Learn about the current status of BRIC and its alternatives. FEMA’s BRIC program has historically funded proactive infrastructure and code adoption efforts. In 2025, the program’s cancellation and subsequent lawsuits created uncertainty about future BRIC awards. Therefore, property owners should monitor FEMA notifications and be prepared to transition to HMGP, FMA, and state funds if possible. Florida’s Resilient Florida grants and My Safe Florida Home program demonstrate how state programs can supplement federal funds, but federal funds focus on wind rather than flood.
Use insurance to finance compliance. NFIP policyholders can take advantage of Increased Compliance Costs insurance for up to $30,000 to cover the costs of upgrading, relocating, demolishing, or non-residential flood prevention work when a building is significantly or repeatedly damaged. Combine ICC with local permits and expand its scope for resilient, code-compliant solutions.
Community-Led Resilience Initiatives
Work with neighborhood residents to develop neighborhood-scale plans. New York City’s Resilient Neighborhoods program identifies block-level strategies—from raising small homes to reprogramming ground floors—and the necessary zoning changes to make them feasible. Brochures and neighborhood plans show how local workshops and field trips translate into mapped actions the city can adopt. Consider this a replicable participation format for coastal councils.
Turn rainwater projects into public spaces. New Orleans’ Gentilly Resilience District and Mirabeau Water Garden projects combine storage and infiltration features with education and open spaces, supported by social assistance personnel and publicly available information forms. In Houston, Bayou Greenways demonstrates that green corridors can store water, connect parks, and attract investment through public-private partnerships. These examples show that flood prevention efforts also improve residents’ daily lives.

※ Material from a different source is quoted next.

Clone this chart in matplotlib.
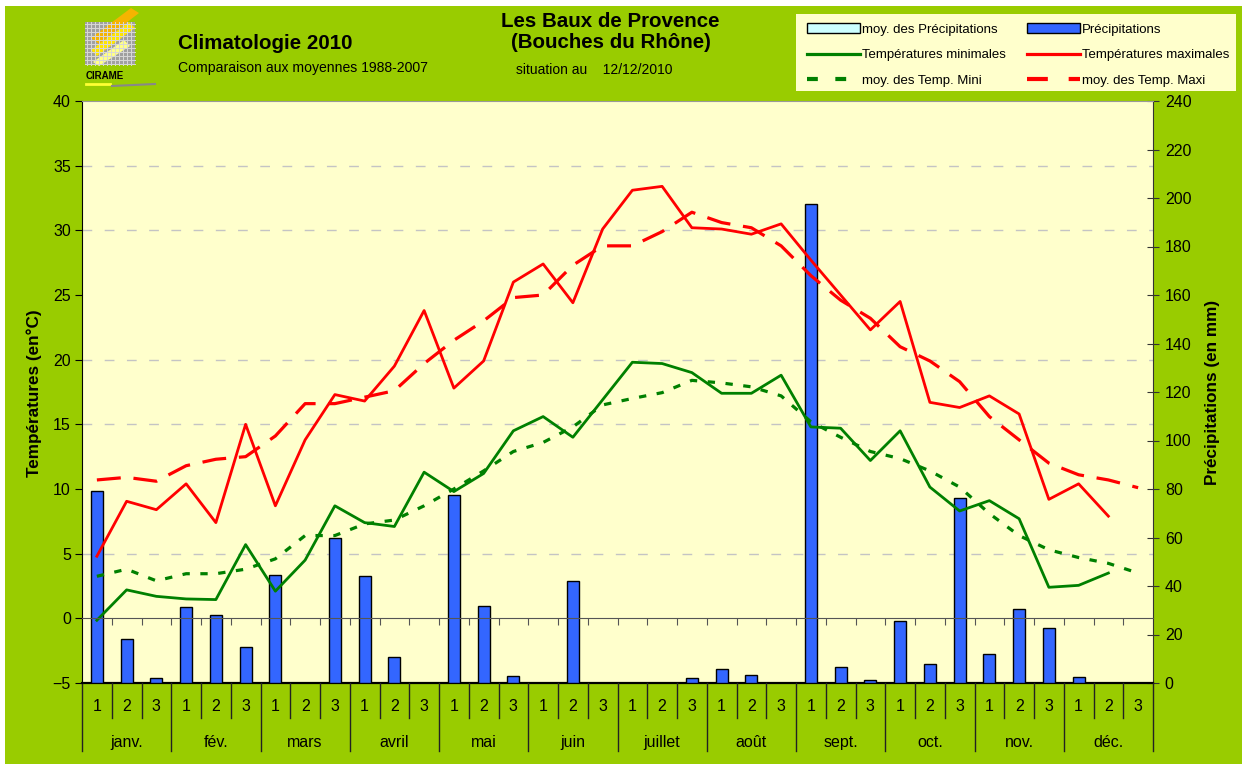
import numpy as np
import matplotlib
matplotlib.use('Agg')
from matplotlib import pyplot as plt
from matplotlib.patches import Rectangle, Polygon, Patch
from matplotlib.lines import Line2D
from matplotlib.ticker import FixedLocator

plt.rcParams['font.family'] = ['Liberation Sans', 'DejaVu Sans']

months = ['janv.', 'fév.', 'mars', 'avril', 'mai', 'juin', 'juillet', 'août',
          'sept.', 'oct.', 'nov.', 'déc.']
decades = ['1', '2', '3']

# precipitations par décade (mm)
precip = [79, 18, 2.2, 31.5, 28, 14.7, 44.5, 0, 60,
          44, 10.6, 0, 77.4, 31.6, 3, 0, 42, 0,
          0, 0, 2.2, 5.6, 3.2, 0, 197.5, 6.6, 1.2,
          25.7, 7.7, 76.2, 12.1, 30.5, 22.7, 2.6, 0, 0]

t_max = [4.8, 9.05, 8.4, 10.4, 7.4, 15.0, 8.7, 13.8, 17.3,
         16.8, 19.5, 23.8, 17.8, 19.9, 26.0, 27.4, 24.4, 30.1,
         33.1, 33.4, 30.2, 30.1, 29.7, 30.5, 27.7, 25.0, 22.3,
         24.5, 16.7, 16.3, 17.2, 15.8, 9.2, 10.4, 7.9, np.nan]
t_min = [-0.15, 2.2, 1.7, 1.5, 1.45, 5.7, 2.1, 4.5, 8.7,
         7.4, 7.1, 11.3, 9.8, 11.2, 14.5, 15.6, 14.0, 16.9,
         19.8, 19.7, 19.0, 17.4, 17.4, 18.8, 14.8, 14.7, 12.2,
         14.5, 10.15, 8.3, 9.1, 7.7, 2.4, 2.55, 3.5, np.nan]
t_max_moy = [10.7, 10.9, 10.6, 11.8, 12.3, 12.5, 14.1, 16.6, 16.6,
             17.1, 17.6, 19.7, 21.5, 23.0, 24.8, 25.0, 27.3, 28.8,
             28.8, 29.9, 31.4, 30.6, 30.2, 28.8, 26.5, 24.6, 23.2,
             21.0, 19.9, 18.3, 15.6, 13.8, 12.0, 11.1, 10.7, 10.1]
t_min_moy = [3.25, 3.8, 2.9, 3.45, 3.45, 3.8, 4.6, 6.4, 6.4,
             7.3, 7.6, 8.7, 10.0, 11.4, 12.9, 13.6, 14.8, 16.5,
             17.0, 17.45, 18.4, 18.2, 17.9, 17.2, 15.2, 14.0, 12.9,
             12.35, 11.4, 10.15, 8.1, 6.4, 5.3, 4.7, 4.25, 3.5]

temp_ticks = list(range(-5, 41, 5))
precip_ticks = list(range(0, 241, 20))

W, H = 1242, 764


def fx(px):
    return px / W


def fy(py):
    return 1 - py / H


fig = plt.figure(figsize=(W / 100, H / 100), dpi=100, facecolor='white')
fig.add_artist(Rectangle((fx(5), 0), 1, fy(6), transform=fig.transFigure,
                         facecolor='#99CC00', edgecolor='none', zorder=0))

rect = [fx(82), fy(683), fx(1153) - fx(82), fy(101) - fy(683)]
x = np.arange(36)

# axe des precipitations (droite), dessous
ax_p = fig.add_axes(rect)
ax_p.set_facecolor('#FFFFCC')
ax_p.bar(x, precip, width=0.4, color='#3366FF', edgecolor='black', lw=1, zorder=3)
ax_p.set_xlim(-0.5, 35.5)
ax_p.set_ylim(precip_ticks[0], precip_ticks[-1])
ax_p.set_yticks(precip_ticks)
ax_p.yaxis.tick_right()
ax_p.set_xticks([])
# lignes de grille aux graduations de temperature
grid_pos = [(t - temp_ticks[0]) / (temp_ticks[-1] - temp_ticks[0]) * precip_ticks[-1]
            for t in temp_ticks[2:-1]]
ax_p.yaxis.set_minor_locator(FixedLocator(grid_pos))
ax_p.grid(which='minor', axis='y', color='#C4C4C4', lw=1, ls=(0, (7, 9)), zorder=0)
ax_p.tick_params(axis='y', which='minor', length=0)
ax_p.tick_params(axis='y', which='major', direction='inout', length=9,
                 labelsize=11.5, pad=4, color='#333333')
for s in ['left', 'top']:
    ax_p.spines[s].set_visible(False)
ax_p.spines['right'].set_color('#333333')
ax_p.spines['bottom'].set_color('black')
ax_p.spines['bottom'].set_linewidth(1.6)

# axe des temperatures (gauche), dessus
ax_t = fig.add_axes(rect)
ax_t.patch.set_visible(False)
ax_t.plot(x, t_max_moy, color='#FF0000', lw=2.3, ls=(0, (7.5, 4)))
ax_t.plot(x, t_min_moy, color='#008000', lw=2.3, ls=(0, (2.3, 3.3)))
ax_t.plot(x, t_max, color='#FF0000', lw=2.0)
ax_t.plot(x, t_min, color='#008000', lw=2.0)
ax_t.set_xlim(-0.5, 35.5)
ax_t.set_ylim(temp_ticks[0], temp_ticks[-1])
ax_t.set_yticks(temp_ticks)
ax_t.set_xticks(np.arange(0.5, 35, 1))
ax_t.tick_params(axis='x', direction='out', length=5, labelbottom=False, color='#555555')
ax_t.tick_params(axis='y', direction='out', length=5, labelsize=11.5, pad=3)
ax_t.spines['right'].set_visible(False)
ax_t.spines['bottom'].set_position(('data', 0))
ax_t.spines['bottom'].set_color('#555555')
ax_t.spines['top'].set_color('#999999')
ax_t.spines['left'].set_color('black')

# axe des categories sous le graphique
xtrans = ax_t.get_xaxis_transform()
for i in x:
    ax_t.text(i, -0.041, decades[i % 3], transform=xtrans, ha='center', va='center',
              fontsize=11.5)
for m, name in enumerate(months):
    ax_t.text(3 * m + 1, -0.103, name, transform=xtrans, ha='center', va='center',
              fontsize=11.5)
for b in np.arange(-0.5, 36, 1):
    deep = (b + 0.5) % 3 == 0
    ax_t.plot([b, b], [0, -0.117 if deep else -0.060], transform=xtrans,
              color='#222222', lw=1, clip_on=False)

# titres
fig.text(fx(178), fy(49), 'Climatologie 2010', fontsize=14.8, fontweight='bold')
fig.text(fx(178), fy(72), 'Comparaison aux moyennes 1988-2007', fontsize=10.1)
fig.text(fx(610), fy(27), 'Les Baux de Provence', fontsize=14.8, fontweight='bold',
         ha='center')
fig.text(fx(611), fy(48), '(Bouches du Rhône)', fontsize=14.8, fontweight='bold',
         ha='center')
fig.text(fx(516), fy(74), 'situation au    12/12/2010', fontsize=10)
fig.text(fx(34), fy(393), 'Températures (en°C)', rotation=90, ha='center',
         va='center', fontsize=12.3, fontweight='bold')
fig.text(fx(1213), fy(392), 'Précipitations (en mm)', rotation=90, ha='center',
         va='center', fontsize=12.3, fontweight='bold')

# legende : deux colonnes placees separement
fig.add_artist(Rectangle((fx(796), fy(91)), fx(1236) - fx(796), fy(14) - fy(91),
                         transform=fig.transFigure, facecolor='#FFFFCC',
                         edgecolor='none', zorder=1))
col1 = [
    (Patch(facecolor='#CCFFFF', edgecolor='black', lw=1), 'moy. des Précipitations'),
    (Line2D([], [], color='#008000', lw=2.3), 'Températures minimales'),
    (Line2D([], [], color='#008000', lw=3, ls=(0, (2.6, 4.2))), 'moy. des Temp. Mini'),
]
col2 = [
    (Patch(facecolor='#3366FF', edgecolor='black', lw=1), 'Précipitations'),
    (Line2D([], [], color='#FF0000', lw=2.3), 'Températures maximales'),
    (Line2D([], [], color='#FF0000', lw=3, ls=(0, (5, 5))), 'moy. des Temp. Maxi'),
]
for items, left in [(col1, 807), (col2, 1027)]:
    leg = fig.legend([h for h, _ in items], [l for _, l in items], loc='upper left',
                     bbox_to_anchor=(fx(left), fy(23)), frameon=False, fontsize=9.5,
                     handlelength=4.0, handleheight=0.8, handletextpad=0.15,
                     labelspacing=1.0, borderpad=0, borderaxespad=0)
    leg.set_zorder(2)

# logo
ax_l = fig.add_axes([fx(84), fy(95), fx(160) - fx(84), fy(5) - fy(95)])
ax_l.set_xlim(84, 160)
ax_l.set_ylim(95, 5)
ax_l.axis('off')
ax_l.add_patch(Rectangle((85, 22), 50, 43, facecolor='#A0A0A0', edgecolor='none'))
for g in range(87, 135, 4):
    ax_l.plot([g, g], [22, 65], color='#D8D8D8', lw=0.7)
for g in range(24, 65, 4):
    ax_l.plot([85, 135], [g, g], color='#D8D8D8', lw=0.7)
ax_l.add_patch(Polygon([(91, 38), (131, 8), (139, 13), (99, 44)], facecolor='#F5B400'))
ax_l.add_patch(Polygon([(91, 50), (129, 22), (135, 28), (97, 56)], facecolor='#FFE600'))
ax_l.add_patch(Polygon([(93, 62), (124, 40), (130, 46), (99, 66)], facecolor='#FFFF88'))
ax_l.text(86, 76, 'CIRAME', fontsize=7, fontweight='bold', va='center')
ax_l.plot([86, 110], [84, 84], color='#FFFF33', lw=2)
ax_l.plot([112, 155], [86, 84], color='#888888', lw=1.5)

fig.savefig('out.png', dpi=100, facecolor='white')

Make shared benefits visible to build support. Public communication that quantitatively expresses heat relief, mobility, property value stability, and insurance savings helps communities maintain momentum. Houston’s bond history and Greenways reports clearly show who is funding what and why, serving as a template for other regions seeking lasting support.
Integrating Flood Resilience into Urban Master Plans
Integrating water into public spaces. Rotterdam’s adaptation strategy uses multi-layered protection and water-retaining public spaces. Benthemplein Water Square is both a square and a water retention basin, and is partially financed by water authorities. This logic scales from one block to entire neighborhoods, transforming rainfall events into manageable, reversible land use.
Don’t plan isolated projects; plan blue-green networks. Singapore’s ABC Waters Program transforms canals and reservoirs into interconnected parks that improve water quality and livability. The program offers a portfolio of completed projects and design guidelines. These networks function as infrastructure and daily living amenities, thereby aligning capital programs with public support.
Align capital, codes, and community input. Miami’s Sea Level Rise and Climate Readiness strategies and the Miami Forever Bond demonstrate how bonds, master plans, and alignment areas can be used to finance road elevations, tide valves, and park renovations in coordination with a city’s zoning and building standards. Master plans should bring together funding sources and implementation tools to advance a clear and publicly accessible series of projects within each annual budget.